Только тушку в свой кабинет заношу - звонит начальник управления кадров.
- Ты прошел, блять, комиссию? - Полковник не хам, просто сильно волнуется - сроки висят, приказ из-за меня не подписывается, разволнуешься тут.
- Прошел, блять!
- И где, блять, выписка?
- В пизде, блять, с миопией матки и кариесом шейки! - Я тоже волнуюсь, сами понимаете, из-за меня ведь начальник управления, целый полковник, может песдов выхватить.
- Что у тебя в шее нашли?! Да на твою, блять, шею хомут хороший впору! (Полковник у нас из крестьян, образы у него такие вот, бытовые, народные). Блять, это лечат или тебя комиссуют?!
- Меня направят в виварий Военно-Медицинской Академии, с целью изучения феномена..
- Блять! Когда направят?! До первого марта или после?! (Читай – будет готов приказ до первого марта, или полковника будут иметь со всеми мыслимыми извращениями?)
- А х/з. Совещаются. Тебя, наверно, известят.
- Блять! Самому звонить надо, а то будут, блять, тянуть... - и швыряет трубку. С чувством юмора у него так же железобетонно, как и у генерала. Он ведь позвонит…
Телефон был занят намертво. Консультация насчёт отправки в виварий ВМА пребывала в самом разгаре. Я торпедой ломанулся в левое крыло конторы, где располагается кадровое царство. Жопы кадровых девочек располагались в офисных креслах, сами девочки икали под столами. Я опоздал.
Кадровик, здоровенный серверный хламина, в своих «лекторских» очочках невероятно смахивающий на мультовского Крота-бухгалтера, был пунцов и угрожающе спокоен. Весело стрекотал принтер, икали под столами девочки.
- Саш, извини, а, - покаянно проблеял я. – Заибали, ну, ты знаешь ведь, как они умеют… Ну пошутил с вынесенного мозга-то. Ты только не обижайся.
- Я тоже шутник, ну ты знаешь ведь, как я умею, - передразнил он меня. Очень похоже передразнил. Собрал с принтера пачку отпечатанных листов, зыркнул на меня поверх уёбищных стёклышек и торжественно отчеканил: - Пиздец тебе, Кысь!

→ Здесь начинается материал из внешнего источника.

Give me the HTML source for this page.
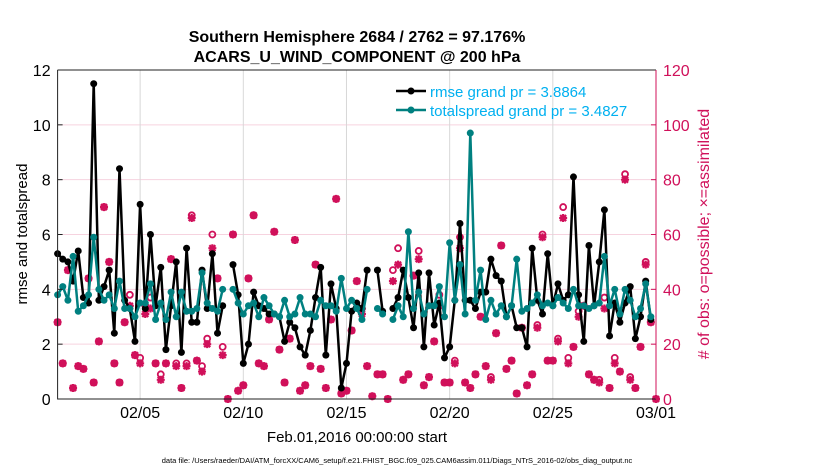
<!DOCTYPE html>
<html><head><meta charset="utf-8"><style>
body{margin:0;background:#fff;}
svg{display:block;font-family:"Liberation Sans",sans-serif;}
</style></head><body>
<svg id="chart" width="830" height="470" viewBox="0 0 830 470" xmlns="http://www.w3.org/2000/svg">
<rect width="830" height="470" fill="#fff"/>
<text x="357" y="42" text-anchor="middle" font-size="16" font-weight="bold">Southern Hemisphere 2684 / 2762 = 97.176%</text>
<text x="357" y="62" text-anchor="middle" font-size="16" font-weight="bold">ACARS_U_WIND_COMPONENT @ 200 hPa</text>
<g id="grid"></g>
<g id="obs"></g>
<g id="lines"></g>
<g id="axes"></g>
<text transform="translate(27,234) rotate(-90)" text-anchor="middle" font-size="15">rmse and totalspread</text>
<text transform="translate(709,234) rotate(-90)" text-anchor="middle" font-size="16" fill="#d0105a"># of obs: o=possible; ×=assimilated</text>
<text x="357" y="442" text-anchor="middle" font-size="15">Feb.01,2016 00:00:00 start</text>
<text x="397" y="463" text-anchor="middle" font-size="7.5">data file: /Users/raeder/DAI/ATM_forcXX/CAM6_setup/f.e21.FHIST_BGC.f09_025.CAM6assim.011/Diags_NTrS_2016-02/obs_diag_output.nc</text>
<g>
<line x1="396" y1="91" x2="426" y2="91" stroke="#000" stroke-width="2.5"/><circle cx="411" cy="91" r="3.5" fill="#000"/>
<text x="430" y="97" font-size="15" fill="#00b0f0">rmse grand pr = 3.8864</text>
<line x1="396" y1="110" x2="426" y2="110" stroke="#008080" stroke-width="2.5"/><circle cx="411" cy="110" r="3.5" fill="#008080"/>
<text x="430" y="116" font-size="15" fill="#00b0f0">totalspread grand pr = 3.4827</text>
</g>
</svg>
<script>
const rmse=[5.3,5.1,5.0,4.3,5.4,3.7,3.5,11.5,3.6,4.1,4.7,2.4,8.4,3.6,3.3,2.1,7.1,3.3,6.0,3.4,4.8,1.8,3.4,5.0,1.7,5.5,2.8,2.8,
4.7,3.3,5.3,2.4,3.4,null,4.9,3.8,1.3,2.0,3.9,3.4,3.3,3.1,3.1,3.0,2.1,2.8,2.6,1.9,1.6,2.5,3.7,4.8,1.6,4.2,3.3,0.4,1.3,3.2,3.5,3.3,
4.7,null,4.7,3.2,null,3.3,3.7,4.7,3.7,2.6,4.6,1.9,4.6,2.7,3.5,1.5,1.9,3.6,6.4,3.6,3.6,3.3,3.9,3.9,5.1,4.5,4.3,3.0,
3.4,2.6,2.6,1.9,5.5,3.6,3.1,5.3,3.4,4.2,3.6,3.8,8.1,3.8,2.1,5.6,3.4,5.0,6.9,2.3,3.5,2.8,3.5,4.1,2.2,3.0,4.3,2.9];
const spread=[3.8,4.1,3.6,5.2,3.2,3.4,3.8,5.9,4.0,3.6,3.8,3.3,4.3,3.3,3.3,3.0,3.5,3.5,4.2,2.9,3.5,2.9,3.9,3.0,3.9,3.2,3.2,3.3,
4.6,3.5,3.3,3.2,4.0,null,4.0,3.5,3.1,3.4,3.5,3.0,3.7,3.4,3.1,3.0,3.6,3.0,3.1,3.7,3.1,3.1,3.0,3.6,3.4,3.4,3.2,4.4,3.3,3.6,3.3,2.9,
4.0,null,3.3,3.1,null,2.9,3.4,3.0,6.1,3.3,3.9,3.1,3.4,3.4,4.1,3.0,5.7,3.6,4.9,3.1,9.7,3.6,4.7,2.9,3.6,3.1,3.4,3.0,
3.4,5.1,3.2,3.3,3.5,3.8,3.4,3.5,3.4,3.7,3.5,3.3,4.0,3.4,3.4,3.3,3.4,3.5,5.2,3.4,4.0,3.1,4.0,3.6,3.0,3.3,4.2,3.0];
const assim=[28,13,47,4,12,11,44,6,21,70,50,13,6,28,34,16,13,31,33,13,7,13,51,12,4,12,66,14,
10,20,55,44,16,0,60,3,5,44,67,13,12,29,61,18,6,22,58,3,5,12,49,11,4,29,73,2,3,25,43,31,
12,1,9,9,0,43,49,7,9,45,51,5,8,21,34,6,6,13,55,6,4,9,30,12,7,24,56,11,
14,2,26,5,9,26,59,14,14,21,66,13,19,30,34,9,7,6,33,4,13,10,80,7,4,19,49,28,0];
const possible=[28,13,47,4,12,11,44,6,21,70,50,13,6,28,38,16,15,34,37,13,9,13,51,13,4,13,67,14,
12,22,60,44,19,0,60,3,5,44,67,13,12,29,61,18,6,22,58,3,5,12,49,11,4,29,73,2,3,25,43,33,
12,1,9,9,0,47,55,7,9,45,54,5,8,21,38,6,6,14,59,6,4,9,30,12,8,24,56,11,
14,2,26,5,9,27,60,14,14,22,70,15,19,32,34,9,7,7,37,4,15,10,82,8,4,19,50,28,0];
const dateTicks=["02/05","02/10","02/15","02/20","02/25","03/01"];
const tickDays=[4,9,14,19,24,29];
const leftTicks=[0,2,4,6,8,10,12];
const rightTicks=[0,20,40,60,80,100,120];

const X0=57.6,X1=656,Y0=399,Y1=70,DAYS=29;
const x=d=>X0+(X1-X0)*d/DAYS;
const yL=v=>Y0-(Y0-Y1)*v/12;
const yR=v=>Y0-(Y0-Y1)*v/120;
const dayOf=i=>i*0.25;
const NS="http://www.w3.org/2000/svg";
function mk(tag,parent,attrs){const e=document.createElementNS(NS,tag);for(const k in attrs)e.setAttribute(k,attrs[k]);parent.appendChild(e);return e;}
const grid=document.getElementById('grid'),axes=document.getElementById('axes'),lines=document.getElementById('lines'),obs=document.getElementById('obs');
leftTicks.forEach(v=>{if(v>0&&v<12){const g=mk('line',grid,{x1:X0,x2:X1,y1:yL(v),y2:yL(v),stroke:'#f6d3df','stroke-width':1});

}
const t=mk('text',axes,{x:X0-7,y:yL(v)+6,'text-anchor':'end','font-size':16});t.textContent=v;


mk('line',axes,{x1:X0,x2:X0+5,y1:yL(v),y2:yL(v),stroke:'#222'});});
rightTicks.forEach(v=>{const t=mk('text',axes,{x:X1+7,y:yR(v)+6,'font-size':16,fill:'#d0105a'});t.textContent=v;


mk('line',axes,{x1:X1-5,x2:X1,y1:yR(v),y2:yR(v),stroke:'#d0105a'});});
tickDays.forEach((d,i)=>{const g=mk('line',grid,{x1:x(d),x2:x(d),y1:Y1,y2:Y0,stroke:'#d8d8d8','stroke-width':1});


const t=mk('text',axes,{x:x(d),y:Y0+19,'text-anchor':'middle','font-size':16});t.textContent=dateTicks[i];

});
mk('path',axes,{d:`M${X0},${Y1}V${Y0}H${X1}`,fill:'none',stroke:'#222','stroke-width':1});
mk('line',axes,{x1:X0,x2:X1,y1:Y1,y2:Y1,stroke:'#222'});
mk('line',axes,{x1:X1,x2:X1,y1:Y1,y2:Y0,stroke:'#d0105a'});
possible.forEach((v,i)=>{if(v==null)return;const c=mk('circle',obs,{cx:x(dayOf(i)),cy:yR(v),r:3,fill:'none',stroke:'#d0105a','stroke-width':1.8});

});
assim.forEach((v,i)=>{if(v==null)return;const cx=x(dayOf(i)),cy=yR(v);
const p=mk('path',obs,{d:`M${cx-4},${cy}H${cx+4}M${cx},${cy-4}V${cy+4}M${cx-3},${cy-3}L${cx+3},${cy+3}M${cx-3},${cy+3}L${cx+3},${cy-3}`,stroke:'#d0105a','stroke-width':2.2});


const c=mk('circle',obs,{cx:cx,cy:cy,r:2.6,fill:'#d0105a'});

});
function series(arr,color,name){let d='';let pen=false;arr.forEach((v,i)=>{if(v==null){pen=false;return;}d+=(pen?'L':'M')+x(dayOf(i)).toFixed(1)+','+yL(v).toFixed(1);pen=true;});
const p=mk('path',lines,{d:d,fill:'none',stroke:color,'stroke-width':2.5,'stroke-linejoin':'round'});


arr.forEach((v,i)=>{if(v==null)return;const c=mk('circle',lines,{cx:x(dayOf(i)),cy:yL(v),r:3.5,fill:color});

});}
series(rmse,'#000','rmse');
series(spread,'#008080','totalspread');
</script>
</body></html>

- Саш, да принесу я эту выписку, через час принесу. Годен в должности…
- Гооооден в доооолжностиии?! – издевательски пропел Александр свет Николаевич, добрый молодец и истинный полковник. – Ииии дооолжности твоей, Кысь, пиздец!
На титульном листе гордо реял опущенный бройлер над министерским осьминогом, ниже жирно и черно красовалось «Приказ по личному составу №___». Четвёртым в списке числился я: «Освободить от должности заместителя начальника.... с 01.03.2008 года».